Dark matter detector doesn’t find dark matter.

In a cavern, mile below the surface of South Dakota, is the world’s most sensitive dark matter detector.  They haven’t detected any dark matter.

A hypothetical particle of dark matter is called a WIMP.  The failure to detect a WIMP, isn’t a failure for the experiment.  Physicists have narrowed down the size of a WIMP.  They know how big it’s not.

Keep in mind that dark matter is a theory.  The Big Bang Theory is part of the Standard Cosmological Model.  It’s our current theory of the universe, but it doesn’t work. 

That’s normal.  In physics, a theory is developed to match the data.  That theory is used to make predictions, then experiments are developed to test the predictions.  As our technology improves, more sophisticated experiments are developed.  If experimental results don’t fit the current theory, the theory is refined.  If the theory can’t be refined, it may be scrapped for a new theory.

The Big Bang Theory makes predictions about the speed that the universe is expanding, how fast galaxies are moving, and how long it should take for large structures to develop.  These large structures are groupings of galaxies.  With space telescopes like the Webb Telescope, better data has come in that can’t be explained by the Big Bang Theory or the Standard Cosmological Model.

Dark matter and dark energy were invented to patch the holes in the Standard Cosmological Model.  To patch the holes, 85% of the matter in the universe would need to be dark matter.  If there is supposed to be that much dark matter, but there is no direct evidence that it exists, my guess is that it won’t work out.
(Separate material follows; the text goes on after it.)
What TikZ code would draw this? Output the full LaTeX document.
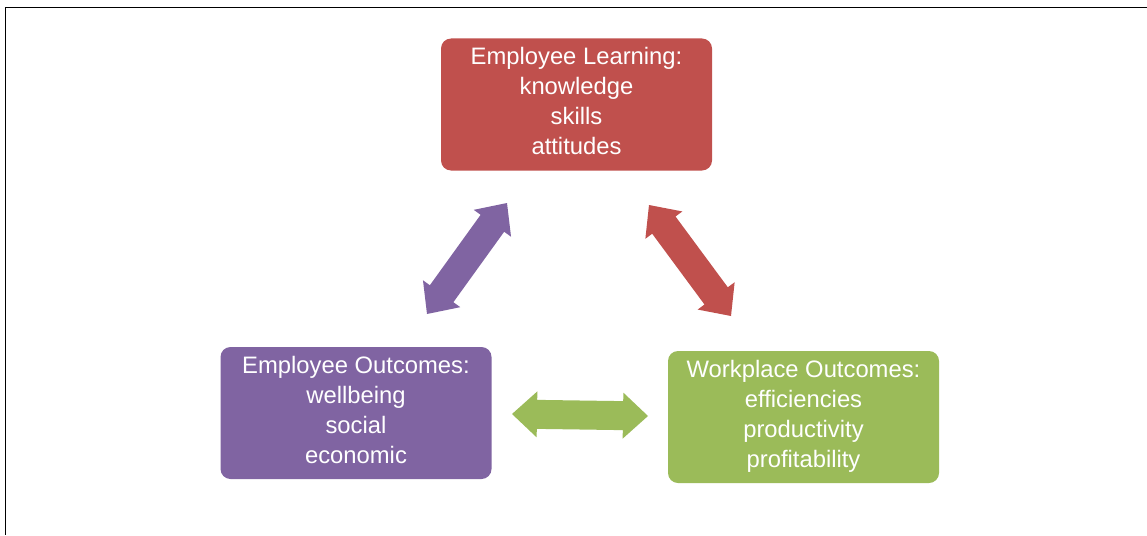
\documentclass[tikz,border=0pt]{standalone}
\usepackage{fontspec}
\setmainfont{Liberation Sans}
\usetikzlibrary{calc}
\definecolor{cred}{HTML}{C0504D}
\definecolor{cpurple}{HTML}{8064A2}
\definecolor{cgreen}{HTML}{9BBB59}
\newcommand{\blockarrow}[3]{%
  \fill[#3] let \p1=($(#2)-(#1)$), \n1={atan2(\y1,\x1)}, \n2={veclen(\x1,\y1)} in
    [shift={(#1)}, rotate=\n1]
    (0pt,0pt) -- (25pt,23pt) -- (25pt,14.5pt) -- (\n2-25pt,14.5pt) -- (\n2-25pt,23pt)
    -- (\n2,0pt) -- (\n2-25pt,-23pt) -- (\n2-25pt,-14.5pt) -- (25pt,-14.5pt)
    -- (25pt,-23pt) -- cycle;}
\tikzset{
  box/.style={rounded corners=10pt, minimum width=271pt, minimum height=132pt,
    inner sep=0pt, align=center, text=white, text height=100pt, text depth=0pt,
    font=\fontsize{23.8}{30}\selectfont},
}
\begin{document}
\begin{tikzpicture}[x=1pt,y=-1pt]
\useasboundingbox (0,0) rectangle (1147,535);
\draw[line width=1pt] (5,8) -- (1147,8);
\draw[line width=1.5pt] (5.5,8) -- (5.5,535);
\node[box, fill=cred] (learn) at (576.5,104.5) {Employee Learning:\\knowledge\\skills\\attitudes};
\node[box, fill=cpurple] (emp) at (356,413) {Employee Outcomes:\\wellbeing\\social\\economic};
\node[box, fill=cgreen] (work) at (803.5,417) {Workplace Outcomes:\\efficiencies\\productivity\\profitability};
\coordinate (pa1) at (427,314);
\coordinate (pa2) at (507,203);
\coordinate (ra1) at (649,205);
\coordinate (ra2) at (731,316);
\coordinate (ga1) at (512,414);
\coordinate (ga2) at (648,416);
\blockarrow{pa1}{pa2}{cpurple}
\blockarrow{ra1}{ra2}{cred}
\blockarrow{ga1}{ga2}{cgreen}
\end{tikzpicture}
\end{document}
There are other possible explanations to explain how the universe works.

Universal constants, like the speed of light, or the Gravitational Constant, may not be constant.  The speed of light in an vacuum is 186,282 miles per second.  It could change a bit as the universe ages.  It’s possible that there are vacuums with different properties. 
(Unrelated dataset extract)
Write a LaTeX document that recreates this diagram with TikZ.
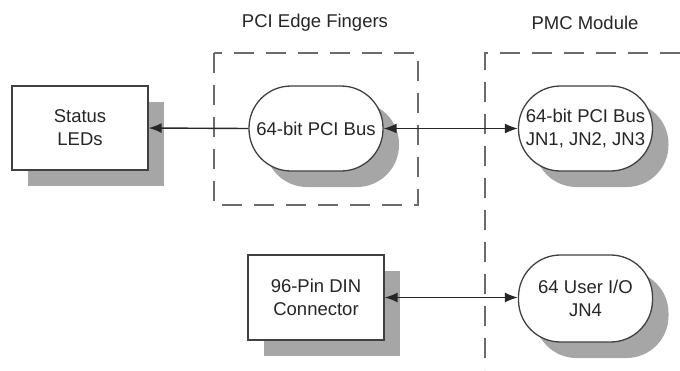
\documentclass[tikz,border=0pt]{standalone}
\usepackage{fontspec}
\setmainfont{Liberation Sans}
\usetikzlibrary{arrows.meta,shadows}
\begin{document}
\begin{tikzpicture}[x=1pt,y=-1pt,
  txt/.style={font=\fontsize{18.5}{23}\selectfont, text=black!85},
  boxnode/.style={txt, draw=black!75, line width=1.3pt, fill=white,
    minimum width=136pt, minimum height=84pt, inner sep=0pt, align=center,
    drop shadow={shadow xshift=16pt, shadow yshift=-16pt, fill=black!35, opacity=1}},
  busnode/.style={boxnode, minimum width=134pt, minimum height=85pt, rounded corners=42pt},
  region/.style={draw=black!58, line width=1.8pt, dash pattern=on 20pt off 12pt},
  link/.style={draw=black!85, line width=1.4pt},
  tip/.style={-{Latex[length=13pt,width=10pt]}},
  both/.style={{Latex[length=13pt,width=10pt]}-{Latex[length=13pt,width=10pt]}}
]
\useasboundingbox (0,0) rectangle (680,370);
% regions
\draw[region] (214,53) rectangle (418,205);
\draw[region] (680,53) -- (485,53) -- (485,370);
\node[txt] (t1) at (315,23) {PCI Edge Fingers};
\node[txt] (t2) at (585,23) {PMC Module};
% nodes
\node[boxnode] (led) at (80,128) {Status\\LEDs};
\node[busnode] (pci) at (316,128.5) {64-bit PCI Bus};
\node[busnode] (jn) at (585.5,128.5) {64-bit PCI Bus\\JN1, JN2, JN3};
\node[boxnode, minimum height=85pt] (din) at (316,297.5) {96-Pin DIN\\Connector};
\node[busnode, minimum height=87pt] (uio) at (585.5,298.5) {64 User I/O\\JN4};
% connectors
\draw[link,tip] (pci.west) -- (led.east);
\draw[link,both] (pci.east) -- (jn.west);
\draw[link,both] (din.east) -- (uio.west |- din.east);
\end{tikzpicture}
\end{document}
Conventionally, a vacuum is thought of as a volume of space with no matter.  It’s much stranger than that.  Quantum particles borrow energy from the future, pop into existence, then pop back out, repaying the energy debt.

In physics, when there are just a few anomalies to resolve, it can get very exciting.

In 1874, a young Max Planck asked his professor if he should become a physicist.  His professor told him that physics was a mature science, and all the major questions had been resolved.  Light was still a loose end, but that was about it.  Max Planck stuck with physics, and went on to get a Noble Prize for his quantum theory. 

I feel like that’s where we are with cosmology.  Technology advances to get better data, which allows for better theories, which requires better technology.  The current phase is attempting to salvage the Standard Cosmological Model.  If, as I suspect, that can’t be salvaged, physicists will propose a significantly different model to fit the new data.  That’s when it gets wild.